In Hart Interior Design LLC 401k Profit Sharing Plan v. Recorp Invs. Inc., 2018 BL 147891, D. Ariz., No. 2:16-cv-02347-GMS (order on summary judgment motions, April 26, 2018):

  • An ERISA plan (Plan) purchased a 28% interest in a real estate development company (Carinos), which in turn acquired more than 1,250 acres of undeveloped New Mexico land and was managed by an affiliate (RII) of the business principal.
  • Some years later, by reason of state court actions on defaulted loans to the principal, an institutional lender/investor (IMH) acquired an indirect 36% interest in Carinos and ownership of RII.
  • IMH brought state court actions against Carinos to recover on an alleged secured debt executed by the principal and for unpaid management fees due to RII. The investors in Carinos were notified that it lacked funds to defend the lawsuits, and the Plan intervened to prevent default by Carinos.
  • The Plan then brought a federal court action under ERISA against IMH and RII, alleging they were ERISA fiduciaries by reason of their management responsibilities for Carinos and breached their duties under ERISA by pursuing unmerited litigation against Carinos and failing to provide certain material information requested by the Plan concerning the management of Carinos.
  • IMH and RII defended the action on the basis they were not ERISA fiduciaries, arguing in part that Carinos was a REOC, and moved for summary judgment.

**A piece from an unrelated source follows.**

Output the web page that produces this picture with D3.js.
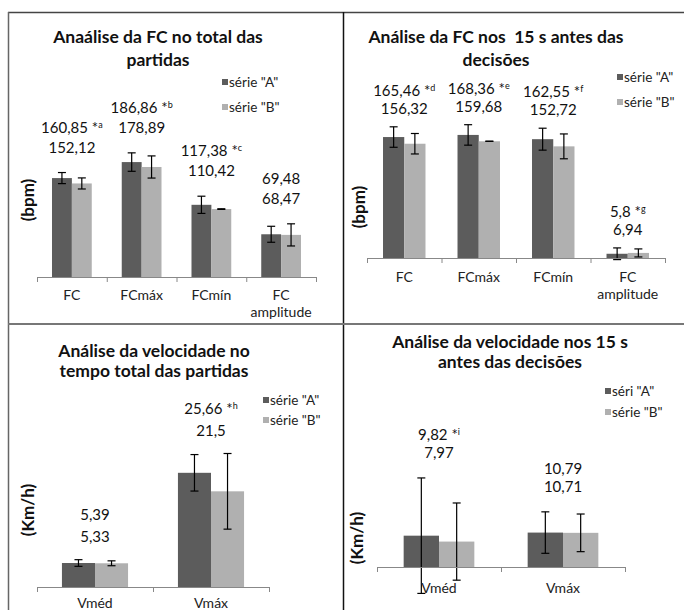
<!DOCTYPE html>
<html>
<head>
<meta charset="utf-8">
<script src="https://cdn.jsdelivr.net/npm/d3@7"></script>
<style>
  body { margin: 0; background: #fff; }
  svg { font-family: Lato, "Open Sans", sans-serif; }
</style>
</head>
<body>
<svg id="Vis" width="684" height="610"></svg>
<script>
/* DATA */
const fcCats = ["FC", "FCmáx", "FCmín", "FC amplitude"];
const velCats = ["Vméd", "Vmáx"];

// FC over the whole match
const fcTotalA = [160.85, 186.86, 117.38, 69.48];
const fcTotalB = [152.12, 178.89, 110.42, 68.47];
const fcTotalErrA = [9, 15, 14, 13];
const fcTotalErrB = [9, 18, 0.5, 18];
const fcTotalMarks = ["a", "b", "c", ""];

// FC in the 15 s before decisions
const fc15A = [165.46, 168.36, 162.55, 5.8];
const fc15B = [156.32, 159.68, 152.72, 6.94];
const fc15ErrA = [14, 14, 15, 8];
const fc15ErrB = [14, 0, 17, 5.5];
const fc15Marks = ["d", "e", "f", "g"];

// speed over the whole match
const velTotalA = [5.39, 25.66];
const velTotalB = [5.33, 21.5];
const velTotalErrA = [0.75, 4.1];
const velTotalErrB = [0.55, 8.5];
const velTotalMarks = ["", "h"];

// speed in the 15 s before decisions
const vel15A = [9.82, 10.79];
const vel15B = [7.97, 10.71];
const vel15ErrA = [18.1, 6.5];
const vel15ErrB = [12.1, 5.9];
const vel15Marks = ["i", ""];

const colors = ["#5c5c5c", "#b0b0b0"];

const svg = d3.select("svg#Vis");

/* FRAME */
const frame = svg.append("g").attr("id", "frame");
frame.append("line").attr("x1", 8).attr("x2", 684).attr("y1", 12.5).attr("y2", 12.5)
  .attr("stroke", "#444").attr("stroke-width", 1.5);
frame.append("line").attr("x1", 8.5).attr("x2", 8.5).attr("y1", 12).attr("y2", 610)
  .attr("stroke", "#666").attr("stroke-width", 1.5);
frame.append("line").attr("x1", 343.5).attr("x2", 343.5).attr("y1", 12).attr("y2", 610)
  .attr("stroke", "#111").attr("stroke-width", 1.5);
frame.append("line").attr("x1", 8).attr("x2", 684).attr("y1", 324).attr("y2", 324)
  .attr("stroke", "#777").attr("stroke-width", 2);

/* PANELS */
const panels = [
  {
    title: ["Anaálise da FC no total das", "partidas"],
    cats: fcCats, a: fcTotalA, b: fcTotalB, errA: fcTotalErrA, errB: fcTotalErrB, marks: fcTotalMarks,
    legend: ['série "A"', 'série "B"'], yLabel: "(bpm)", yMax: 200,
    x: [37, 316], base: 277, top: 154,
    titleX: 158, titleY: [43, 66], legendX: 222, legendY: [82, 107],
    yLabelPos: [28, 200], gap: 20, step: 20, catDy: 23
  },
  {
    title: ["Análise da FC nos  15 s antes das", "decisões"],
    cats: fcCats, a: fc15A, b: fc15B, errA: fc15ErrA, errB: fc15ErrB, marks: fc15Marks,
    legend: ['série "A"', 'série "B"'], yLabel: "(bpm)", yMax: 200,
    x: [367, 665], base: 258, top: 111.8,
    titleX: 496, titleY: [43, 66], legendX: 617, legendY: [77, 102],
    yLabelPos: [359, 207], gap: 13, step: 18, catDy: 24
  },
  {
    title: ["Análise da velocidade no", "tempo total das partidas"],
    cats: velCats, a: velTotalA, b: velTotalB, errA: velTotalErrA, errB: velTotalErrB, marks: velTotalMarks,
    legend: ['série "A"', 'série "B"'], yLabel: "(Km/h)", yMax: 30,
    x: [37, 269], base: 587, top: 453.5,
    titleX: 154, titleY: [357, 377], legendX: 263, legendY: [400, 420],
    yLabelPos: [28, 510], gap: 18, step: 22, catDy: 21
  },
  {
    title: ["Análise da velocidade nos 15 s", "antes das decisões"],
    cats: velCats, a: vel15A, b: vel15B, errA: vel15ErrA, errB: vel15ErrB, marks: vel15Marks,
    legend: ['séri "A"', 'série "B"'], yLabel: "(Km/h)", yMax: 30,
    x: [377, 625], base: 567, top: 471.3,
    titleX: 510, titleY: [348, 368], legendX: 605, legendY: [391, 412],
    yLabelPos: [357, 538], gap: 20, step: 18, catDy: 26
  }
];

panels.forEach(drawPanel);

function fmt(v) {
  return String(v).replace(".", ",");
}

function drawPanel(p, i) {
  const g = svg.append("g").attr("id", "panel" + i);

  const xScale = d3.scaleBand()
    .domain(p.cats)
    .range(p.x)
    .paddingInner(0.43)
    .paddingOuter(0.215);

  const sScale = d3.scaleBand()
    .domain([0, 1])
    .range([0, xScale.bandwidth()]);

  const yScale = d3.scaleLinear()
    .domain([0, p.yMax])
    .range([p.base, p.top]);

  const rows = p.cats.map((c, k) => ({
    cat: c,
    vals: [
      { s: 0, v: p.a[k], e: p.errA[k] },
      { s: 1, v: p.b[k], e: p.errB[k] }
    ],
    mark: p.marks[k]
  }));

  /* BARS */
  const groups = g.selectAll("g.cat")
    .data(rows)
    .enter()
    .append("g")
      .attr("class", "cat")
      .attr("transform", d => translate(xScale(d.cat), 0));

  groups.selectAll("rect")
    .data(d => d.vals)
    .enter()
    .append("rect")
      .attr("x", d => sScale(d.s))
      .attr("y", d => yScale(d.v))
      .attr("width", sScale.bandwidth())
      .attr("height", d => yScale(0) - yScale(d.v))
      .style("fill", d => colors[d.s]);

  /* ERROR BARS */
  const err = groups.selectAll("g.err")
    .data(d => d.vals)
    .enter()
    .append("g")
      .attr("class", "err")
      .attr("stroke", "#000")
      .attr("stroke-width", 1.2);

  const cx = d => sScale(d.s) + sScale.bandwidth() / 2;
  err.append("line")
    .attr("x1", cx).attr("x2", cx)
    .attr("y1", d => yScale(d.v + d.e)).attr("y2", d => yScale(d.v - d.e));
  err.append("line")
    .attr("x1", d => cx(d) - 4).attr("x2", d => cx(d) + 4)
    .attr("y1", d => yScale(d.v + d.e)).attr("y2", d => yScale(d.v + d.e));
  err.append("line")
    .attr("x1", d => cx(d) - 4).attr("x2", d => cx(d) + 4)
    .attr("y1", d => yScale(d.v - d.e)).attr("y2", d => yScale(d.v - d.e));

  /* VALUE LABELS */
  groups.each(function(d) {
    const grp = d3.select(this);
    const mid = xScale.bandwidth() / 2;
    const topY = Math.min(...d.vals.map(v => yScale(v.v + v.e)));
    const y2 = topY - p.gap;
    const y1 = y2 - p.step;

    const t1 = grp.append("text")
      .attr("x", mid)
      .attr("y", y1)
      .attr("text-anchor", "middle")
      .style("font-size", "15px")
      .style("fill", "#111")
      .text(fmt(d.vals[0].v));
    if (d.mark) {
      t1.append("tspan").text(" *");
      t1.append("tspan").attr("dy", -5).style("font-size", "9px").text(d.mark);
    }

    grp.append("text")
      .attr("x", mid)
      .attr("y", y2)
      .attr("text-anchor", "middle")
      .style("font-size", "15px")
      .style("fill", "#111")
      .text(fmt(d.vals[1].v));
  });

  /* AXIS */
  const tickScale = d3.scaleLinear().domain([0, p.cats.length]).range(p.x);
  const axis = d3.axisBottom(tickScale)
    .ticks(p.cats.length)
    .tickFormat("")
    .tickSize(5)
    .tickSizeOuter(0);
  const axisG = g.append("g")
    .attr("transform", translate(0, p.base))
    .call(axis);
  axisG.selectAll("path, line").attr("stroke", "#888");

  /* CATEGORY LABELS */
  const catText = g.selectAll("text.cat")
    .data(p.cats)
    .enter()
    .append("text")
      .attr("class", "cat")
      .attr("text-anchor", "middle")
      .attr("y", p.base + p.catDy)
      .style("font-size", "14px")
      .style("fill", "#222");
  catText.each(function(c) {
    const parts = c.split(" ");
    const t = d3.select(this);
    parts.forEach((w, k) => {
      t.append("tspan")
        .attr("x", xScale(c) + xScale.bandwidth() / 2)
        .attr("dy", k === 0 ? 0 : 17)
        .text(w);
    });
  });

  /* TITLE */
  g.selectAll("text.title")
    .data(p.title)
    .enter()
    .append("text")
      .attr("class", "title")
      .attr("x", p.titleX)
      .attr("y", (d, k) => p.titleY[k])
      .attr("text-anchor", "middle")
      .style("font-size", "17.5px")
      .style("font-weight", "bold")
      .style("white-space", "pre")
      .style("fill", "#111")
      .text(d => d);

  /* Y LABEL */
  g.append("text")
    .attr("transform", translate(p.yLabelPos[0], p.yLabelPos[1]) + " rotate(-90)")
    .attr("text-anchor", "middle")
    .attr("dy", "0.35em")
    .style("font-size", "17px")
    .style("font-weight", "bold")
    .style("fill", "#111")
    .text(p.yLabel);

  /* LEGEND */
  const leg = g.selectAll("g.legend")
    .data(p.legend)
    .enter()
    .append("g")
      .attr("class", "legend")
      .attr("transform", (d, k) => translate(p.legendX, p.legendY[k]));
  leg.append("rect")
    .attr("x", 0).attr("y", -3)
    .attr("width", 6).attr("height", 6)
    .style("fill", (d, k) => colors[k]);
  leg.append("text")
    .attr("x", 7)
    .attr("y", 4.5)
    .style("font-size", "13.5px")
    .style("fill", "#222")
    .text(d => d);
}

function translate(x, y) {
  return "translate(" + String(x) + "," + String(y) + ")";
}
</script>
</body>
</html>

In ruling that the record did not support summary judgment for the defendants, the court reasoned Carinos was not a REOC and:

  • To qualify under the REOC definition during each 12-month time period measured from an “initial valuation date,” Carinos must “in the ordinary course of its business [be] engaged directly in real estate management or development activities.” (The other elements of the REOC definition were not in dispute.)
  • While Carinos may have undertaken such activities in prior years, it was on the facts engaged solely in the passive holding of undeveloped real properties during the 12-month periods when the alleged fiduciary breaches occurred.
  • Instead, the record on summary judgment showed that any real estate management or development activities during the time period in question (primarily, concerning water resources on the property) were being undertaken directly by IMH, rather than by Carinos.

Eversheds Sutherland Observations

  • Any case that applies the plan asset regulation, much less the REOC exception, is worthy of attention.
  • This case specifically illustrates both (i) the subtleties of the timing rules embedded in the REOC definition and (ii) the importance of observing the formalities of business organizations in conducting management or development activities, if REOC status is to be maintained.
  • In discussing whether the allegations of fiduciary breach survived the summary judgment motion, the court also came to the interesting conclusion that IMH’s and RII’s conflict of interest in pursuing claims against Carinos was not a per se ERISA fiduciary breach (assuming they are ultimately held to be fiduciaries at trial), but there could be a breach if the debts and fees on which those claims are based prove not to be legitimate.